Saleem Kayani was born in Nowshera, West Punjab, in 1934. The son of a Police superintendent, he completed his high school education at King Edward College, Peshawar. An early turning point in his life was when at the age of 14 he read a booklet by Maulana Maudoodi, founder of the Jamaat Islami. He subsequently joined the Jamaat’s student wing, the Jamiat Taleba. He graduated from Government College, Rawalpindi, and in 1956 moved to Lahore where he taught in a school run by the Jamaat in Ichrah. He completed a Masters in Urdu (1961) and English (1963) from the University of Punjab.
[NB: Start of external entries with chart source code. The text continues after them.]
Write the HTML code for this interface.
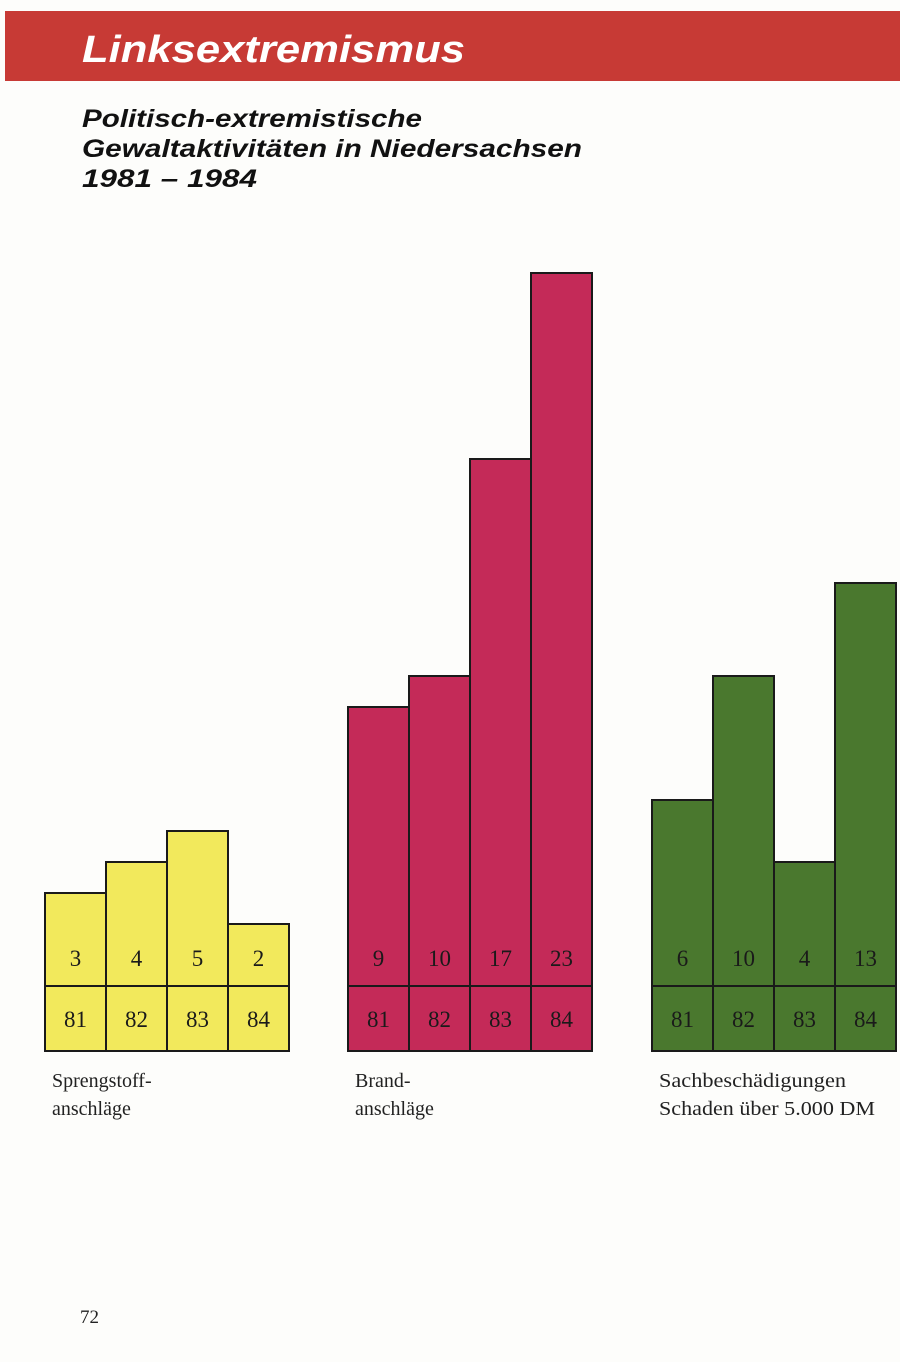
<!DOCTYPE html>
<html><head><meta charset="utf-8"><style>
body{margin:0;background:#fff;}
svg{display:block;}
</style></head><body>
<svg width="900" height="1362" viewBox="0 0 900 1362" xmlns="http://www.w3.org/2000/svg">
<rect x="0" y="0" width="900" height="1362" fill="#fdfdfb"/>
<rect x="5" y="11" width="895" height="70" fill="#c73a35"/>
<text x="82" y="62" font-family="Liberation Sans, sans-serif" font-weight="bold" font-style="italic" font-size="38" fill="#fff" textLength="383" lengthAdjust="spacingAndGlyphs">Linksextremismus</text>
<g font-family="Liberation Sans, sans-serif" font-weight="bold" font-style="italic" font-size="25" fill="#111">
<text x="82" y="127" textLength="340" lengthAdjust="spacingAndGlyphs">Politisch-extremistische</text>
<text x="82" y="157" textLength="500" lengthAdjust="spacingAndGlyphs">Gewaltaktivitäten in Niedersachsen</text>
<text x="82" y="187" textLength="175" lengthAdjust="spacingAndGlyphs">1981 – 1984</text>
</g>
<g id="bars"></g>
<g font-family="Liberation Serif, serif" font-size="20" fill="#222">
<text x="52" y="1087">Sprengstoff-</text>
<text x="52" y="1115">anschläge</text>
<text x="355" y="1087">Brand-</text>
<text x="355" y="1115">anschläge</text>
<text x="659" y="1087" textLength="187" lengthAdjust="spacingAndGlyphs">Sachbeschädigungen</text>
<text x="659" y="1115" textLength="216" lengthAdjust="spacingAndGlyphs">Schaden über 5.000 DM</text>
</g>
<text x="80" y="1323" font-family="Liberation Serif, serif" font-size="19" fill="#222">72</text>
</svg>
<script>
const years = ["81","82","83","84"];
const sprengstoff = [3,4,5,2];
const brand = [9,10,17,23];
const sach = [6,10,4,13];
const groups = [
  {name:"sprengstoff", vals:sprengstoff, x0:45, color:"#f2e95c"},
  {name:"brand", vals:brand, x0:348, color:"#c42a58"},
  {name:"sach", vals:sach, x0:652, color:"#4a782e"}
];
const base = 986, unit = 31, bw = 61, yearH = 65;
const yScale = v => base - v*unit;
const NS = "http://www.w3.org/2000/svg";
const g = document.getElementById("bars");
function mk(tag, attrs){const e=document.createElementNS(NS,tag);for(const k in attrs)e.setAttribute(k,attrs[k]);g.appendChild(e);return e;}
groups.forEach(gr=>{
  gr.vals.forEach((v,i)=>{
    const x = gr.x0 + i*bw;
    const r = mk("rect",{x:x,y:yScale(v),width:bw,height:base-yScale(v)+yearH,fill:gr.color,stroke:"#1a1a1a","stroke-width":2});
    
    
    const t = mk("text",{x:x+bw/2,y:966,"text-anchor":"middle","font-family":"Liberation Serif, serif","font-size":23,fill:"#1a1a1a"});
    t.textContent = v;
    
    
    const y = mk("text",{x:x+bw/2,y:1027,"text-anchor":"middle","font-family":"Liberation Serif, serif","font-size":23,fill:"#1a1a1a"});
    y.textContent = years[i];
    
    
  });
  const l = mk("line",{x1:gr.x0,x2:gr.x0+bw*4,y1:base,y2:base,stroke:"#1a1a1a","stroke-width":2});
  
  
});
</script>
</body></html>
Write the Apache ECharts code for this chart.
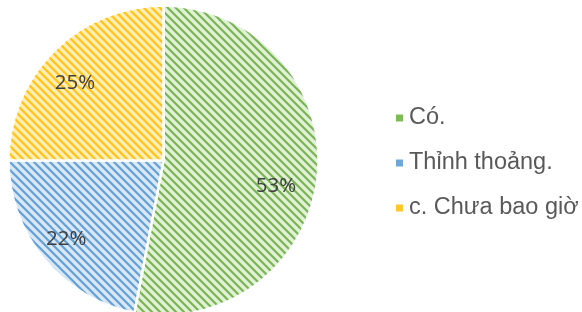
<!DOCTYPE html>
<html>
<head>
<meta charset="utf-8">
<script src="https://cdn.jsdelivr.net/npm/echarts@6/dist/echarts.min.js"></script>
<style>
html,body{margin:0;padding:0;background:#fff;}
#c{width:582px;height:312px;}
</style>
</head>
<body>
<div id="c"></div>
<script>
var categories = ['Có.', 'Thỉnh thoảng.', 'c. Chưa bao giờ'];
var values = [53, 22, 25];
var fgColors = ['#78b552', '#62a0d8', '#ffc310'];
var bgColors = ['#e1f0d7', '#dae8f6', '#ffedb8'];
var legendColors = ['#7dbb55', '#6fa7da', '#ffc72a'];

function makePattern(fg, bg) {
  var s = 8;
  var cv = document.createElement('canvas');
  cv.width = s; cv.height = s;
  var ctx = cv.getContext('2d');
  ctx.fillStyle = bg;
  ctx.fillRect(0, 0, s, s);
  ctx.strokeStyle = fg;
  ctx.lineWidth = 2.2;
  ctx.beginPath();
  ctx.moveTo(-s, -s); ctx.lineTo(2 * s, 2 * s);
  ctx.moveTo(-s, 0); ctx.lineTo(s, 2 * s);
  ctx.moveTo(0, -s); ctx.lineTo(2 * s, s);
  ctx.stroke();
  return cv;
}

var labelShift = [[-8, 14], [-4, 2], [-3, 8]];

var chart = echarts.init(document.getElementById('c'));
var mainData = categories.map(function (n, i) {
  return {
    name: n,
    value: values[i],
    itemStyle: { color: { image: makePattern(fgColors[i], bgColors[i]), repeat: 'repeat' } }
  };
});
var labelData = categories.map(function (n, i) {
  return { name: n, value: values[i] };
});
var legendData = categories.map(function (n, i) {
  return { name: n, itemStyle: { color: legendColors[i] } };
});

chart.setOption({
  animation: false,
  legend: {
    orient: 'vertical',
    left: 389,
    top: 101,
    data: legendData,
    icon: 'rect',
    itemWidth: 9,
    itemHeight: 9,
    itemGap: 21,
    itemTextGap: 9,
    textStyle: { fontFamily: 'Liberation Sans, Arial, sans-serif', fontSize: 23.5, color: '#595959', lineHeight: 23 }
  },
  series: [
    {
      type: 'pie',
      center: [163.5, 160.5],
      radius: [0, 155],
      startAngle: 90,
      clockwise: true,
      label: { show: false },
      labelLine: { show: false },
      emphasis: { disabled: true },
      itemStyle: { borderColor: '#ffffff', borderWidth: 2.5 },
      data: mainData
    },
    {
      type: 'pie',
      silent: true,
      center: [163.5, 160.5],
      radius: [86, 150],
      startAngle: 90,
      clockwise: true,
      itemStyle: { color: 'rgba(0,0,0,0)' },
      label: {
        show: true,
        position: 'inside',
        formatter: '{c}%',
        fontFamily: 'Open Sans, sans-serif',
        fontSize: 20.5,
        color: '#404040'
      },
      labelLayout: function (p) {
        var d = labelShift[p.dataIndex] || [0, 0];
        return { dx: d[0], dy: d[1] };
      },
      labelLine: { show: false },
      emphasis: { disabled: true },
      data: labelData
    }
  ]
});
</script>
</body>
</html>
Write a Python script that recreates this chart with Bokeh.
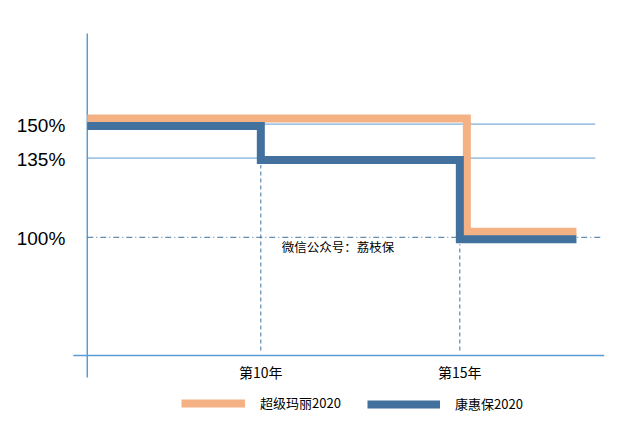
from bokeh.plotting import figure
from bokeh.models import Legend, LegendItem
from bokeh.core.properties import value
from bokeh.embed import file_html
from bokeh.resources import INLINE

# data
series_names = ["超级玛丽2020", "康惠保2020"]
cjml_breaks = [15]
cjml_values = [150, 100]
khb_breaks = [10, 15]
khb_values = [150, 135, 100]
y_ticks = [150, 135, 100]
y_tick_labels = ["150%", "135%", "100%"]
x_ticks = [10, 15]
x_tick_labels = ["第10年", "第15年"]
watermark = "微信公众号：荔枝保"

# drawing extents (years / percent)
line_start, line_end = 5.64, 17.93
axis_x, axis_y = 5.64, 47.8

ORANGE = "#F4B183"
BLUE = "#41719C"
LIGHT = "#5B9BD5"
CJK_NAME = "Noto Sans CJK SC"
CJK = value(CJK_NAME)

W, H = 607, 429
x0, x1 = 3.46, 18.71
y0, y1 = 15.1, 204.6
p = figure(width=W, height=H, x_range=(x0, x1), y_range=(y0, y1),
           output_backend="svg", toolbar_location=None, title=None,
           min_border=0, outline_line_color=None)
p.axis.visible = False
p.grid.visible = False

# pixel -> data helpers
dx = lambda n: n * (x1 - x0) / W
dy = lambda n: n * (y1 - y0) / H


def step_path(breaks, values, xoff, yoff):
    xs, ys = [line_start], [values[0] + yoff]
    for b, v_prev, v_next in zip(breaks, values[:-1], values[1:]):
        xs += [b + xoff, b + xoff]
        ys += [v_prev + yoff, v_next + yoff]
    xs.append(line_end)
    ys.append(values[-1] + yoff)
    return xs, ys


# axis lines
p.segment(x0=[axis_x], y0=[axis_y - dy(22)], x1=[axis_x], y1=[axis_y + dy(322)],
          line_color=LIGHT, line_width=1.5)
p.segment(x0=[axis_x - dx(14)], y0=[axis_y], x1=[axis_x + dx(517)], y1=[axis_y],
          line_color=LIGHT, line_width=1.5)

# reference lines
for t in y_ticks:
    if t == 100:
        p.segment(x0=[axis_x], y0=[t], x1=[axis_x + dx(513)], y1=[t],
                  line_color=BLUE, line_width=1, line_dash="6 3 1 3")
    else:
        p.segment(x0=[axis_x], y0=[t], x1=[axis_x + dx(508)], y1=[t],
                  line_color=LIGHT, line_width=1)

# vertical dashed markers below the blue steps
for b, v in zip(khb_breaks, khb_values[1:]):
    p.segment(x0=[b], y0=[axis_y + dy(5)], x1=[b], y1=[v - dy(7)],
              line_color=BLUE, line_width=1, line_dash="4 3")

xs, ys = step_path(cjml_breaks, cjml_values, dx(7), dy(5.5))
r_orange = p.line(xs, ys, line_color=ORANGE, line_width=8, line_join="miter", line_cap="butt")
xs, ys = step_path(khb_breaks, khb_values, 0, -dy(2))
r_blue = p.line(xs, ys, line_color=BLUE, line_width=8, line_join="miter", line_cap="butt")

# tick labels
p.text(x=[axis_x] * len(y_ticks), y=y_ticks, text=y_tick_labels, x_offset=-22, y_offset=1,
       text_align="right", text_baseline="middle", text_font=value("Liberation Sans"),
       text_font_size="19px", text_color="#000000")
p.text(x=x_ticks, y=[axis_y] * len(x_ticks), text=x_tick_labels, y_offset=17,
       text_align="center", text_baseline="middle", text_font=CJK,
       text_font_size="14px", text_color="#000000")

p.text(x=[10], y=[100], text=[watermark], x_offset=21, y_offset=9,
       text_align="left", text_baseline="middle", text_font=CJK,
       text_font_size="12.5px", text_color="#000000")

legend_style = dict(orientation="horizontal", padding=0, margin=0, glyph_height=16,
                    label_height=16, label_standoff=15, label_text_font=CJK_NAME,
                    label_text_font_size="13px", label_text_color="#000000",
                    border_line_color=None, background_fill_alpha=0)
p.add_layout(Legend(items=[LegendItem(label=series_names[0], renderers=[r_orange])],
                    location=(181, 17), glyph_width=64, **legend_style))
p.add_layout(Legend(items=[LegendItem(label=series_names[1], renderers=[r_blue])],
                    location=(367, 16), glyph_width=73, **legend_style))

open("out.html", "w").write(file_html(p, INLINE))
It was during this period that he began attending Maulana Islahi’s dars on the Qur’an, also studying under him Arabic and ahadith from 1963 to 1969. He was charged with setting up the first youth Qur’anic study circles in Lahore as part of the Jamaat’s welfare programme. He also took up journalistic work in the organisation’s publication ‘Tasneem’, under the veteran Naeem Siddiqui. This was an eventful period in the Jamaat’s history, facing an external challenge created by a Government ban and arrests of its leadership, and later a momentous internal debate on whether to continue as a social welfare and educational movement, or also enter the political arena and contest elections – a debate that had led to Maulana Islahi’s break from the Jamaat in 1954. Saleem Kayani continued his Qur’anic studies under Islahi, who noted of his student: “We have a gentleman’s agreement – he doesn’t question me on politics and I only teach him the Qur’an”. Islahi also once told him, “I am a student – don’t call me a sheikh. Once you are a sheikh you are dead. A student retains a sense of curiosity.” This has remained Saleem Kayani’s style of teaching as well.

His translation work of modern Arabic writers include Muhammad Qutb’s ‘Islam the Misunderstood Religion’ (1972) and Hasan Al-Anani’s ‘Freedom and Responsibility in Qur'anic Perspective’.

In the 1970s he took up a teaching position with the Muslim Educational Trust, London. During 1983-84 he was one of the scholars called on by the Qur’an Centre in Medina (King Fahd Holy Qur’an Printing Complex) and Dar al-Ifta to provide additional comment on a revision of Abdullah Yusuf Ali’s classic translation of the Qur’an. Between 1988-1995 he as director of the American Trust Publications, Indianapolis, participating in the translation and editorial teams responsible for the publication in English of Sayyid Saabiq’s ‘Fiqh-us-Sunnah’. His translation work in English on the Qur’an include ‘The Meaning of the Glorious Qur’an’ (Parts 1 and 2, North American Islamic Trust), which is a rendering of Pickthall’s work in a more up to date idiom. Saleem Kayani resides with his family in London.